A. Technical Field
This invention relates generally to electrical device testing and optimization, and more particularly, to the measurement of jitter and the display of an eye diagram during the characterization of an electrical device.
B. Background of the Invention
The importance of electrical device testing and optimization is well known in the art. A number of different technological advancements have improved the performance of communication devices and led to ever-increasing rates at which data may be sent between electrical devices. These advancements have also given rise to a new era of electronic product verification and testing. In particular, the importance of properly measuring signal characteristics, such as a signal-to-noise ratio, jitter, and other signal integrity characteristics, may become even more important as communications systems become increasingly complex.
Electrical components need to be tested and verified in order to ensure that appropriate communication occurs within a system. This component or device characterization ensures proper functioning and compatibility of the devices within a communications system. Device characterization often includes the verification and testing of various signal characteristics including a jitter analysis, timing interval analysis, and eye diagram analysis. This characterization may also include testing the device relative to a simulation of the environment in which the device will operate.
An eye diagram visually presents timing and voltage uncertainty associated with the signal. In particular, an eye diagram is seen by overlaying the multiple edges of the signal across many cycles. Each waveform is overlaid based on a specific reference, usually a clock signal.

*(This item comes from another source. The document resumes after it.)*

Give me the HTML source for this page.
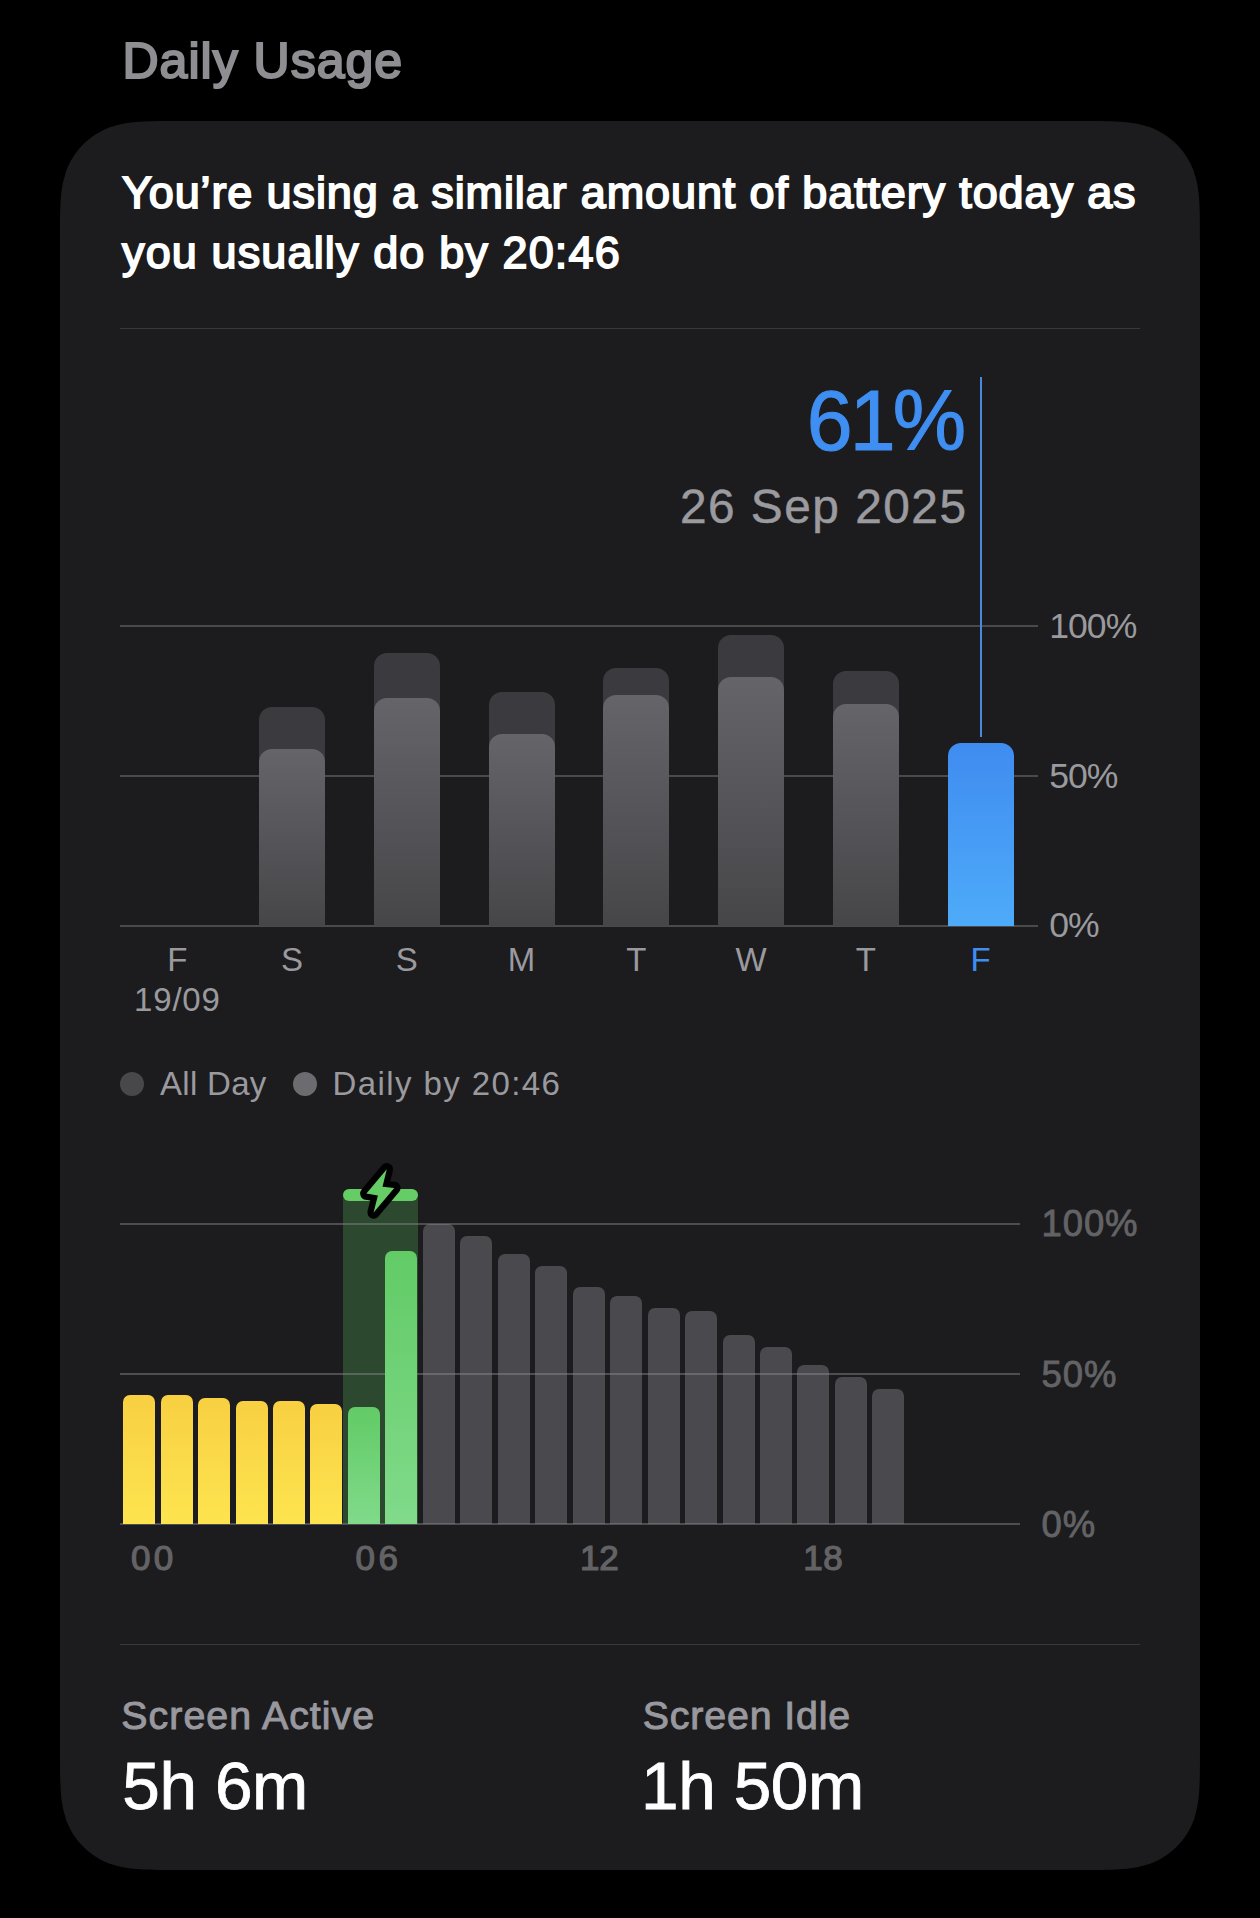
<!DOCTYPE html>
<html>
<head>
<meta charset="utf-8">
<style>
html,body{margin:0;padding:0;background:#000;width:1260px;height:1918px;overflow:hidden;}
body{position:relative;font-family:"Liberation Sans",sans-serif;}
.t{position:absolute;white-space:nowrap;line-height:1;}
.card{position:absolute;left:60px;top:121px;width:1140px;height:1749px;background:#1c1c1e;border-radius:76px;}
.sep{position:absolute;height:1px;background:#38383a;}
.grid{position:absolute;height:2px;background:#4a4a4d;}
.grid2{position:absolute;height:1.8px;background:rgba(140,140,146,0.45);}
.gbar{position:absolute;border-radius:13px 13px 0 0;}
.outer{background:#3b3a3f;}
.inner{background:linear-gradient(180deg,#656469 0%,#464649 100%);}
.blue{background:linear-gradient(180deg,#3f8cf0 0%,#4eabf9 100%);}
.hbar{position:absolute;width:32px;border-radius:7px 7px 0 0;}
.y{background:linear-gradient(180deg,#f8d042 0%,#fde44f 100%);}
.g{background:linear-gradient(180deg,#62cb66 0%,#80da8a 100%);}
.k{background:#4a494e;}
.dot{position:absolute;width:24px;height:24px;border-radius:50%;}
</style>
</head>
<body>
<div class="t" id="title" style="left:122.50px;top:35.67px;font-size:50px;font-weight:400;color:#8e8e93;letter-spacing:1.0px;-webkit-text-stroke:2.1px #8e8e93;">Daily Usage</div>
<svg style="position:absolute;left:0;top:0;" width="1260" height="1918"><path d="M182.29,121.00L1077.71,121.00C1112.92,121.00 1130.53,121.00 1146.41,126.24L1149.48,126.99C1170.17,134.52 1186.48,150.83 1194.01,171.52L1194.76,174.59C1200.00,190.47 1200.00,208.08 1200.00,243.29L1200.00,1747.71C1200.00,1782.92 1200.00,1800.53 1194.76,1816.41L1194.01,1819.48C1186.48,1840.17 1170.17,1856.48 1149.48,1864.01L1146.41,1864.76C1130.53,1870.00 1112.92,1870.00 1077.71,1870.00L182.29,1870.00C147.08,1870.00 129.47,1870.00 113.59,1864.76L110.52,1864.01C89.83,1856.48 73.52,1840.17 65.99,1819.48L65.24,1816.41C60.00,1800.53 60.00,1782.92 60.00,1747.71L60.00,243.29C60.00,208.08 60.00,190.47 65.24,174.59L65.99,171.52C73.52,150.83 89.83,134.52 110.52,126.99L113.59,126.24C129.47,121.00 147.08,121.00 182.29,121.00Z" fill="#1c1c1e"/></svg>
<div class="t" id="h1" style="left:122.00px;top:170.31px;font-size:45px;font-weight:400;color:#fff;letter-spacing:0.88px;-webkit-text-stroke:1.8px #fff;">You’re using a similar amount of battery today as</div>
<div class="t" id="h2" style="left:122.00px;top:229.91px;font-size:45px;font-weight:400;color:#fff;letter-spacing:1.13px;-webkit-text-stroke:1.8px #fff;">you usually do by 20:46</div>
<div class="sep" style="left:120px;top:328px;width:1020px;"></div>
<div class="t" id="pct" style="right:297.00px;top:378.35px;font-size:85px;font-weight:400;color:#3f8ef2;letter-spacing:-3px;-webkit-text-stroke:1.1px #3f8ef2;transform:scaleX(0.97);transform-origin:100% 50%;">61%</div>
<div class="t" id="date" style="right:292.50px;top:483.04px;font-size:47.8px;font-weight:400;color:#9a9a9f;letter-spacing:1.5px;-webkit-text-stroke:0.5px #9a9a9f;">26 Sep 2025</div>
<div class="grid" style="left:120px;top:625px;width:918px;"></div>
<div class="grid" style="left:120px;top:775px;width:918px;"></div>
<div class="grid" style="left:120px;top:925px;width:918px;"></div>
<div class="t" style="left:1049.30px;top:608.56px;font-size:35.6px;font-weight:400;color:#9a9a9e;letter-spacing:-1px;">100%</div>
<div class="t" style="left:1049.30px;top:758.56px;font-size:35.6px;font-weight:400;color:#9a9a9e;letter-spacing:-1px;">50%</div>
<div class="t" style="left:1049.30px;top:908.36px;font-size:35.6px;font-weight:400;color:#9a9a9e;letter-spacing:-1px;">0%</div>
<div class="gbar outer" style="left:259.12px;top:706.8px;width:66px;height:219.20px;"></div>
<div class="gbar inner" style="left:259.12px;top:748.7px;width:66px;height:177.30px;"></div>
<div class="gbar outer" style="left:373.88px;top:652.7px;width:66px;height:273.30px;"></div>
<div class="gbar inner" style="left:373.88px;top:697.7px;width:66px;height:228.30px;"></div>
<div class="gbar outer" style="left:488.62px;top:691.6px;width:66px;height:234.40px;"></div>
<div class="gbar inner" style="left:488.62px;top:733.8px;width:66px;height:192.20px;"></div>
<div class="gbar outer" style="left:603.38px;top:668px;width:66px;height:258.00px;"></div>
<div class="gbar inner" style="left:603.38px;top:694.7px;width:66px;height:231.30px;"></div>
<div class="gbar outer" style="left:718.12px;top:634.8px;width:66px;height:291.20px;"></div>
<div class="gbar inner" style="left:718.12px;top:676.7px;width:66px;height:249.30px;"></div>
<div class="gbar outer" style="left:832.88px;top:671px;width:66px;height:255.00px;"></div>
<div class="gbar inner" style="left:832.88px;top:703.8px;width:66px;height:222.20px;"></div>
<div class="gbar blue" style="left:947.62px;top:743px;width:66px;height:183px;"></div>
<div style="position:absolute;left:979.6px;top:377px;width:2px;height:360px;background:#4a88dc;"></div>
<div class="t" style="left:-122.62px;width:600px;text-align:center;top:942.57px;font-size:33px;font-weight:400;color:#9a9a9e;">F</div>
<div class="t" style="left:-7.88px;width:600px;text-align:center;top:942.57px;font-size:33px;font-weight:400;color:#9a9a9e;">S</div>
<div class="t" style="left:106.88px;width:600px;text-align:center;top:942.57px;font-size:33px;font-weight:400;color:#9a9a9e;">S</div>
<div class="t" style="left:221.62px;width:600px;text-align:center;top:942.57px;font-size:33px;font-weight:400;color:#9a9a9e;">M</div>
<div class="t" style="left:336.38px;width:600px;text-align:center;top:942.57px;font-size:33px;font-weight:400;color:#9a9a9e;">T</div>
<div class="t" style="left:451.12px;width:600px;text-align:center;top:942.57px;font-size:33px;font-weight:400;color:#9a9a9e;">W</div>
<div class="t" style="left:565.88px;width:600px;text-align:center;top:942.57px;font-size:33px;font-weight:400;color:#9a9a9e;">T</div>
<div class="t" style="left:680.62px;width:600px;text-align:center;top:942.57px;font-size:33px;font-weight:400;color:#3f8ef2;">F</div>
<div class="t" style="left:-122.62px;width:600px;text-align:center;top:983.07px;font-size:33px;font-weight:400;color:#9a9a9e;letter-spacing:0.8px;">19/09</div>
<div class="dot" style="left:120px;top:1071.5px;background:#48484b;"></div>
<div class="t" style="left:160.00px;top:1067.27px;font-size:33px;font-weight:400;color:#9a9a9e;letter-spacing:0.3px;">All Day</div>
<div class="dot" style="left:293px;top:1071.5px;background:#6b6b70;"></div>
<div class="t" style="left:332.50px;top:1067.27px;font-size:33px;font-weight:400;color:#9a9a9e;letter-spacing:1.4px;">Daily by 20:46</div>
<div style="position:absolute;left:342.7px;top:1195px;width:75px;height:329px;background:#2c482f;"></div>
<div class="hbar k" style="left:422.87px;top:1224.2px;height:299.80px;"></div>
<div class="hbar k" style="left:460.32px;top:1235.8px;height:288.20px;"></div>
<div class="hbar k" style="left:497.78px;top:1253.6px;height:270.40px;"></div>
<div class="hbar k" style="left:535.24px;top:1266px;height:258.00px;"></div>
<div class="hbar k" style="left:572.70px;top:1287.2px;height:236.80px;"></div>
<div class="hbar k" style="left:610.16px;top:1296px;height:228.00px;"></div>
<div class="hbar k" style="left:647.62px;top:1307.9px;height:216.10px;"></div>
<div class="hbar k" style="left:685.08px;top:1311px;height:213.00px;"></div>
<div class="hbar k" style="left:722.53px;top:1334.6px;height:189.40px;"></div>
<div class="hbar k" style="left:759.99px;top:1346.8px;height:177.20px;"></div>
<div class="hbar k" style="left:797.45px;top:1365.1px;height:158.90px;"></div>
<div class="hbar k" style="left:834.91px;top:1377px;height:147.00px;"></div>
<div class="hbar k" style="left:872.37px;top:1388.7px;height:135.30px;"></div>
<div class="grid2" style="left:120px;top:1222.9px;width:899.5px;"></div>
<div class="grid2" style="left:120px;top:1373.2px;width:899.5px;"></div>
<div class="grid2" style="left:120px;top:1523.2px;width:899.5px;"></div>
<div class="hbar y" style="left:123.20px;top:1394.9px;height:129.10px;"></div>
<div class="hbar y" style="left:160.66px;top:1394.9px;height:129.10px;"></div>
<div class="hbar y" style="left:198.12px;top:1397.9px;height:126.10px;"></div>
<div class="hbar y" style="left:235.57px;top:1401px;height:123.00px;"></div>
<div class="hbar y" style="left:273.03px;top:1401px;height:123.00px;"></div>
<div class="hbar y" style="left:310.49px;top:1403.8px;height:120.20px;"></div>
<div class="hbar g" style="left:347.95px;top:1406.8px;height:117.20px;"></div>
<div class="hbar g" style="left:385.41px;top:1250.8px;height:273.20px;"></div>
<div style="position:absolute;left:342.9px;top:1189.3px;width:75px;height:12.2px;border-radius:6.1px;background:#66cd66;"></div>
<svg style="position:absolute;left:0;top:0;" width="1260" height="1918" viewBox="0 0 1260 1918"><path d="M386.8,1169.3 L366.4,1193.6 L377.9,1195.4 L373.6,1212.5 L394.3,1187.9 L382.5,1186.8 Z" fill="#66cc66" stroke="#000" stroke-width="12.5" stroke-linejoin="round" paint-order="stroke"/></svg>
<div class="t" style="left:1041.50px;top:1206.30px;font-size:36.5px;font-weight:400;color:#636366;letter-spacing:0.9px;-webkit-text-stroke:0.8px #636366;">100%</div>
<div class="t" style="left:1041.50px;top:1356.90px;font-size:36.5px;font-weight:400;color:#636366;letter-spacing:0.9px;-webkit-text-stroke:0.8px #636366;">50%</div>
<div class="t" style="left:1041.50px;top:1506.80px;font-size:36.5px;font-weight:400;color:#636366;letter-spacing:0.9px;-webkit-text-stroke:0.8px #636366;">0%</div>
<div class="t" style="left:130.90px;top:1539.97px;font-size:35px;font-weight:400;color:#636366;letter-spacing:3.5px;-webkit-text-stroke:1.2px #636366;">00</div>
<div class="t" style="left:355.50px;top:1539.97px;font-size:35px;font-weight:400;color:#636366;letter-spacing:3.5px;-webkit-text-stroke:1.2px #636366;">06</div>
<div class="t" style="left:579.90px;top:1539.97px;font-size:35px;font-weight:400;color:#636366;letter-spacing:0px;-webkit-text-stroke:1.2px #636366;">12</div>
<div class="t" style="left:803.30px;top:1539.97px;font-size:35px;font-weight:400;color:#636366;letter-spacing:0.5px;-webkit-text-stroke:1.2px #636366;">18</div>
<div class="sep" style="left:120px;top:1644px;width:1020px;"></div>
<div class="t" style="left:121.30px;top:1696.33px;font-size:39.3px;font-weight:400;color:#98989e;letter-spacing:1.05px;-webkit-text-stroke:1px #98989e;">Screen Active</div>
<div class="t" style="left:122.30px;top:1752.16px;font-size:67.5px;font-weight:400;color:#fff;letter-spacing:-0.4px;-webkit-text-stroke:0.8px #fff;">5h 6m</div>
<div class="t" style="left:642.80px;top:1696.33px;font-size:39.3px;font-weight:400;color:#98989e;letter-spacing:0.85px;-webkit-text-stroke:1px #98989e;">Screen Idle</div>
<div class="t" style="left:641.00px;top:1752.16px;font-size:67.5px;font-weight:400;color:#fff;letter-spacing:-0.4px;-webkit-text-stroke:0.8px #fff;">1h 50m</div>
</body>
</html>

The thickness of the overlaid signal waveforms represent the timing variations of the signal which is also referred to as jitter.
These variations in signal may in part be attributed to various types of jitter, each of which may be addressed during the characterization procedures, including device testing and optimization. The task of efficiently measuring these different types of jitter, and optimizing the device accordingly, may present difficulties to a test engineer.
The broadest classification of jitter may be described relative to two categories, deterministic jitter and random jitter. Deterministic jitter component comes from the bounded sources such as crosstalk, inter-symbol interference (“ISI”), and power supply feed-through. Since, such a type of jitter is bounded, it is easier to predict and be tested. Comparatively, random jitter is unbounded and much more difficult to characterize. Random jitter may be generated from various sources including thermal noise, shot noise, white noise, etc. and is relatively more difficult to predict. Also, there may exist uncorrelated jitter on a signal, which is caused by non-synchronized noise generated by one or more different clocks within a system.
Deterministic jitter may include a sinusoidal jitter component. To characterize this type of jitter, longer time variations should be observed and used to generate an eye diagram. As described above, the random jitter component may not be easily characterized using an eye diagram. An eye diagram, which tracks some instances of the signal, may fail to catch the random jitter component because only periodic samples of data are collected and the random jitter component may not appear in the eye diagram.
There are devices which enable user to either view random jitter data or an eye diagram. FIG. 1 shows a block diagram representation of a prior art procedure of receiver characterization. An electrical device 102, often referred to a Device Under Test (“DUT”), to be characterized is first connected to an oscilloscope 104 to observe a corresponding eye diagram. As explained above, the eye diagram does not allow efficient monitoring of random jitter component. The eye diagram may be used to determine whether a transmitter, receiver or other device is compliant to a specification; however, it often fails to provide enough information or distinct values for accurate jitter measurements. In particular, the eye diagram provides peak-to-peak measurements and eye opening measures, such as voltage (vertical opening) and timing (horizontal opening).
The electrical device 102 is disconnected from the oscilloscope 104 and connected to a jitter measuring device 106. If the device settings are found not to be optimum during the jitter measuring phase of the device characterization procedure, the whole procedure needs to be repeated by disconnecting the electrical device 102 from the jitter measuring device 106 and reconnected to the oscilloscope 104 with the new settings. This makes the procedure of device characterization cumbersome and error prone since it requires repeatedly attaching and detaching the electrical device 102 to either the oscilloscope 104 or jitter measuring device 106.